AI Agent-Based Approach
Given the complexity of multi-step decision-making, database integration, and contextual interpretation required for literature curation, we propose an AI agent-based approach as a suitable solution. AI agents are capable of:
- Autonomously navigating complex decision trees during literature evaluation
- Performing iterative database queries with adaptive refinement
- Integrating information across multiple biological databases
- Extracting and structuring relevant metadata, including gene identifiers, species information, taxonomic classifications, and research categories
- Scaling to large literature corpora while maintaining consistent evaluation criteria
Related Work
Existing Literature Annotation Systems
PubTator PubTator, developed by the NCBI, provides automated bioconcept annotation for biomedical literature. Although effective for many annotation tasks, its performance in gene annotation for non-model organisms has not been systematically evaluated.
Manual Curation Gold-standard annotations depend on expert manual curation, which remains prohibitively time-consuming and impractical for large-scale literature databases.

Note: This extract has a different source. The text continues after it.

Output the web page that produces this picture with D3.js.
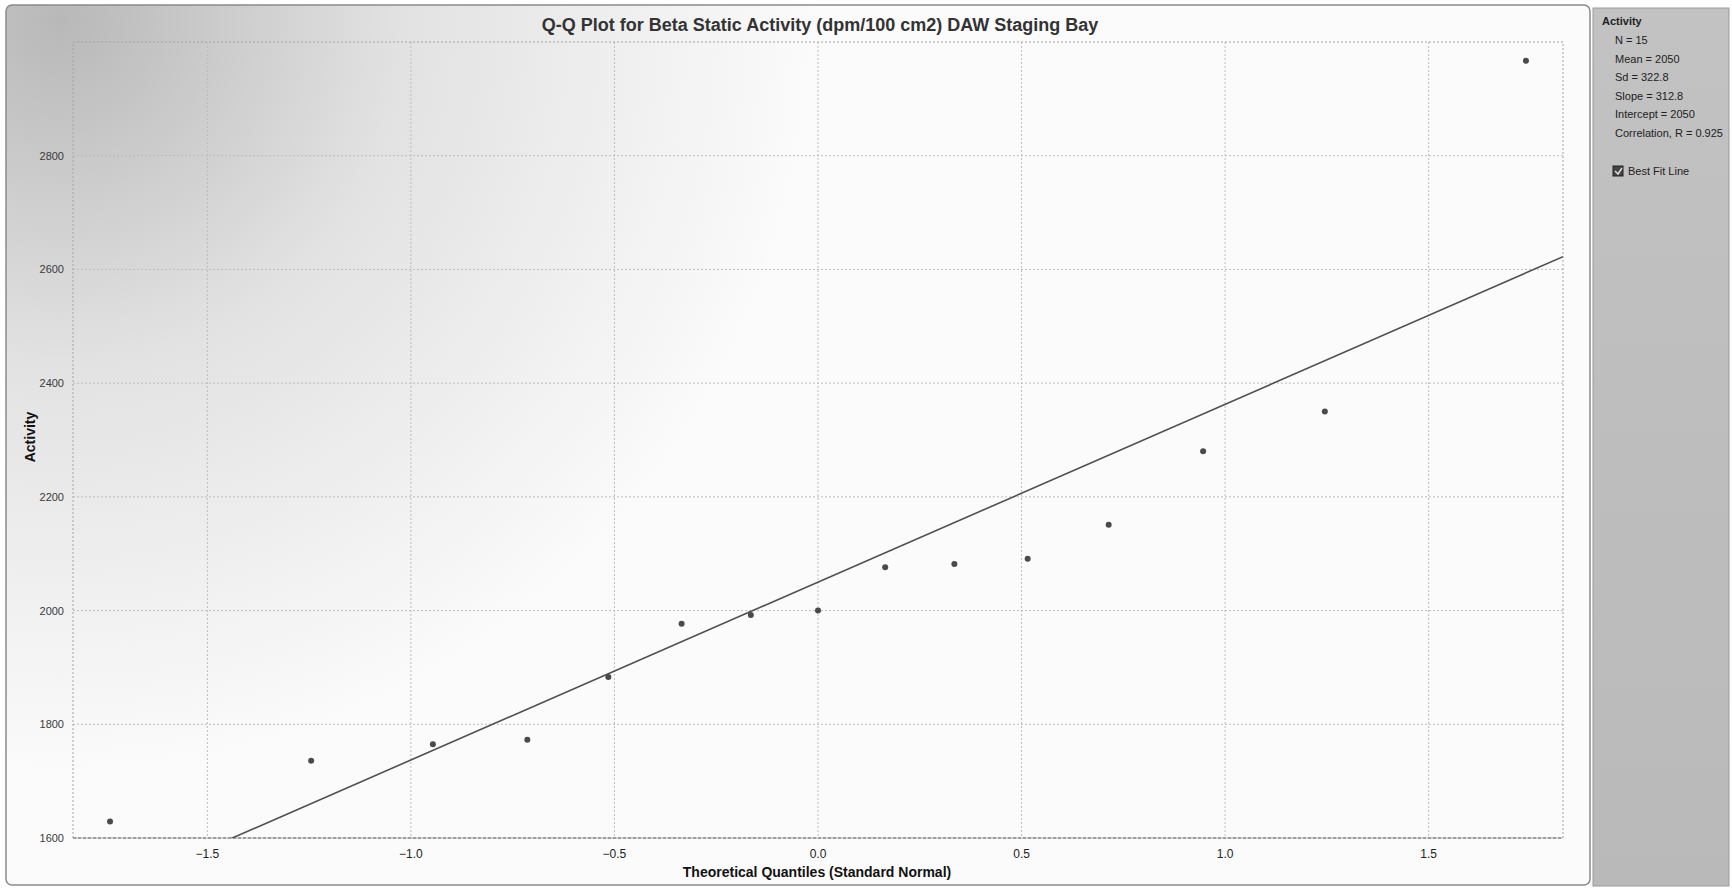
<!DOCTYPE html>
<html lang="en">
<head>
<meta charset="UTF-8">
<title>Q-Q Plot for Beta Static Activity</title>
<style>
    body { margin: 0; padding: 0; background: #ffffff; font-family: Arial, "Liberation Sans", sans-serif; }
    #chart { width: 1732px; height: 888px; }
    .grid line { stroke: #bcbcbc; stroke-width: 1px; stroke-dasharray: 2,2; }
    .tick-y { font-size: 11px; fill: #3a3a3a; text-anchor: end; }
    .tick-x { font-size: 12px; fill: #222; text-anchor: middle; }
    .axis-title { font-size: 14px; font-weight: bold; fill: #111; text-anchor: middle; }
    .stat { font-size: 11px; fill: #222; }
</style>
</head>
<body>
<div id="chart"></div>
<script src="https://d3js.org/d3.v7.min.js"></script>
<script>
    // theoretical normal quantiles and the sorted sample values
    const quantiles = [-1.739, -1.245, -0.946, -0.714, -0.515, -0.335, -0.165, 0, 0.165, 0.335, 0.515, 0.714, 0.946, 1.245, 1.739];
    const activity = [1629, 1736, 1765, 1773, 1883, 1977, 1992, 2000, 2076, 2082, 2091, 2151, 2280, 2350, 2967];
    const xTicks = [-1.5, -1.0, -0.5, 0.0, 0.5, 1.0, 1.5];
    const yTicks = [1600, 1800, 2000, 2200, 2400, 2600, 2800];
    const fitSlope = 312.8;
    const fitIntercept = 2050;
    const statLines = ["N = 15", "Mean = 2050", "Sd = 322.8", "Slope = 312.8", "Intercept = 2050", "Correlation, R = 0.925"];

    const W = 1732, H = 888;
    const plot = { left: 73, right: 1563, top: 42, bottom: 838 };

    const svg = d3.select("#chart").append("svg")
        .attr("width", W)
        .attr("height", H);

    const defs = svg.append("defs");
    const bg = defs.append("radialGradient")
        .attr("id", "bgGrad")
        .attr("gradientUnits", "userSpaceOnUse")
        .attr("cx", 60).attr("cy", 20).attr("r", 760);
    bg.append("stop").attr("offset", "0%").attr("stop-color", "#b8b8b8");
    bg.append("stop").attr("offset", "45%").attr("stop-color", "#e2e2e2");
    bg.append("stop").attr("offset", "100%").attr("stop-color", "#fbfbfb");

    const side = defs.append("linearGradient")
        .attr("id", "sideGrad")
        .attr("x1", 0).attr("y1", 0).attr("x2", 0).attr("y2", 1);
    side.append("stop").attr("offset", "0%").attr("stop-color", "#c2c2c2");
    side.append("stop").attr("offset", "100%").attr("stop-color", "#b9b9b9");

    defs.append("clipPath").attr("id", "plotClip")
        .append("rect")
        .attr("x", plot.left).attr("y", plot.top)
        .attr("width", plot.right - plot.left)
        .attr("height", plot.bottom - plot.top);

    // main frame
    svg.append("rect")
        .attr("x", 6).attr("y", 5)
        .attr("width", 1584).attr("height", 880)
        .attr("rx", 6)
        .attr("fill", "url(#bgGrad)")
        .attr("stroke", "#8a8a8a")
        .attr("stroke-width", 1.5);

    // side panel
    svg.append("rect")
        .attr("x", 1593).attr("y", 8)
        .attr("width", 136).attr("height", 878)
        .attr("fill", "url(#sideGrad)")
        .attr("stroke", "#9a9a9a");

    const x = d3.scaleLinear()
        .domain([-1.83, 1.83])
        .range([plot.left, plot.right]);

    const y = d3.scaleLinear()
        .domain([1600, 3000])
        .range([plot.bottom, plot.top]);

    // grid
    const grid = svg.append("g").attr("class", "grid");
    grid.selectAll(".gx").data(xTicks).enter().append("line")
        .attr("x1", d => x(d)).attr("x2", d => x(d))
        .attr("y1", plot.top).attr("y2", plot.bottom);
    grid.selectAll(".gy").data(yTicks).enter().append("line")
        .attr("x1", plot.left).attr("x2", plot.right)
        .attr("y1", d => y(d)).attr("y2", d => y(d));

    // plot border
    svg.append("rect")
        .attr("x", plot.left).attr("y", plot.top)
        .attr("width", plot.right - plot.left)
        .attr("height", plot.bottom - plot.top)
        .attr("fill", "none")
        .attr("stroke", "#a4a4a4")
        .attr("stroke-dasharray", "2,2");
    svg.append("line")
        .attr("x1", plot.left).attr("x2", plot.right)
        .attr("y1", plot.bottom).attr("y2", plot.bottom)
        .attr("stroke", "#8c8c8c")
        .attr("stroke-width", 1.5)
        .attr("stroke-dasharray", "3,2");

    // tick labels
    svg.selectAll(".tick-y").data(yTicks).enter().append("text")
        .attr("class", "tick-y")
        .attr("x", 64)
        .attr("y", d => y(d) + 4)
        .text(d => d);

    svg.selectAll(".tick-x").data(xTicks).enter().append("text")
        .attr("class", "tick-x")
        .attr("x", d => x(d))
        .attr("y", 858)
        .text(d => d3.format(".1f")(d));

    // best fit line
    const xd = x.domain();
    svg.append("line")
        .attr("clip-path", "url(#plotClip)")
        .attr("x1", x(xd[0])).attr("y1", y(fitIntercept + fitSlope * xd[0]))
        .attr("x2", x(xd[1])).attr("y2", y(fitIntercept + fitSlope * xd[1]))
        .attr("stroke", "#505050")
        .attr("stroke-width", 1.6);

    // points
    svg.selectAll("circle.pt").data(activity).enter().append("circle")
        .attr("class", "pt")
        .attr("cx", (d, i) => x(quantiles[i]))
        .attr("cy", d => y(d))
        .attr("r", 3)
        .attr("fill", "#4a4a4a");

    // titles
    svg.append("text")
        .attr("x", 820).attr("y", 31)
        .attr("text-anchor", "middle")
        .style("font-size", "18px")
        .style("font-weight", "bold")
        .style("fill", "#333")
        .text("Q-Q Plot for Beta Static Activity (dpm/100 cm2) DAW Staging Bay");

    svg.append("text")
        .attr("class", "axis-title")
        .attr("x", 817).attr("y", 877)
        .text("Theoretical Quantiles (Standard Normal)");

    svg.append("text")
        .attr("class", "axis-title")
        .attr("transform", "translate(35,437) rotate(-90)")
        .text("Activity");

    // side panel text
    svg.append("text")
        .attr("class", "stat")
        .attr("x", 1602).attr("y", 25)
        .style("font-weight", "bold")
        .text("Activity");

    svg.selectAll(".statline").data(statLines).enter().append("text")
        .attr("class", "stat")
        .attr("x", 1615)
        .attr("y", (d, i) => 44 + i * 18.6)
        .text(d => d);

    svg.append("rect")
        .attr("x", 1613).attr("y", 166)
        .attr("width", 10).attr("height", 10)
        .attr("fill", "#444")
        .attr("stroke", "#222");
    svg.append("path")
        .attr("d", "M1615,171 L1618,174 L1622,168")
        .attr("fill", "none")
        .attr("stroke", "#ddd")
        .attr("stroke-width", 1.5);
    svg.append("text")
        .attr("class", "stat")
        .attr("x", 1628).attr("y", 175)
        .text("Best Fit Line");
</script>
</body>
</html>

Rule-Based Systems Traditional keyword-based and rule-based approaches lack the flexibility and contextual understanding required to accurately identify non-model organism genetics research.
Gap in Current Approaches
To date, no existing system simultaneously provides:
- High-precision identification of non-model organism genetics literature
- Automated and scalable processing of large literature corpora
- Structured extraction of genetic and taxonomic metadata
- Domain-aware decision-making for ambiguous or borderline cases
This study addresses these gaps through the development and evaluation of AI agent-based literature curation systems specifically tailored to non-model organism genetics research.